O;m for a much broader understanding of the breadth of both mission and harvest - traditionally Anglican catholic liberality. To set one's-self up as a paradigm of virtue is virtually a dead-end in today's world - as it was in the days of Jesus, vis-a-vis the humility of the Sinner and the hubristic, sin-free declaration of the Pharisee. Who went away justified? Not the self-righteous. Lord, have mercy of me, a Sinner!

(Today's theme in the Liturgy: Humility in the Gospel! (Don't think of yourself more highly than you should).

Pageantmaster said...

Thanks Peter+

I will revert after Sunday [when I try to avoid substantive commenting].

MichaelA said...

Simon wrote:

"... hopefully Foley Beach will persuade his colleagues (Gafcon Primates) to attend. They need to be there."

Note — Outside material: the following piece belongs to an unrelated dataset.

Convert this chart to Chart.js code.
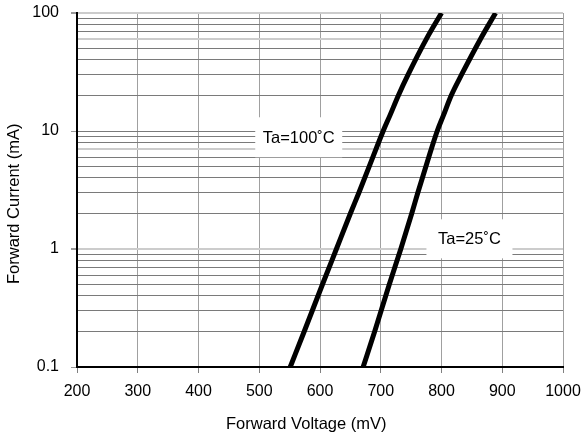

Why? I am struggling to see what will be at this meeting that they have any need for. Attending would be nice, but would they miss anything if they don't go?

"It will only get harder for them should the next or next but one ABC is a woman."

Why would that make the slightest difference?

MichaelA said...

"I should have said: "The enf of our 'commuioning together' began with gafcon's refusal to sit at the Table of the Lord with TEC"."

Here we go again - Fr Ron puts his lack of knowledge of the history of the Anglican
Communion on display. Unfortunately, this is not the first time, on the same issue.

I don't think Fr Ron is even aware that Gafcon was formed in 2008, nor which provinces are in it. Many declarations of impaired communion with TEC were made long before Gafcon was even thought of - back around 2003. Furthermore, most of the provinces that are in impaired communion with TEC are not in Gafcon.

Father Ron Smith said...

MichaelA, I will ignore your assertion that I know nothing of the Anglican Communion (than you do?).

I am perfectly aware that there were 'differences of opinion' in 2003 - the point being that its was only after the erection of the Gafcon group in 2008 that definitive separation was declared - by those Primates who refused to share the Eucharist with TEC and the A. C. of Canada. I, myself, was blogging comments on the 'Global South' web-site from a very early stage, so am well aware of what has been going on.

This was when the gravy hit the fan.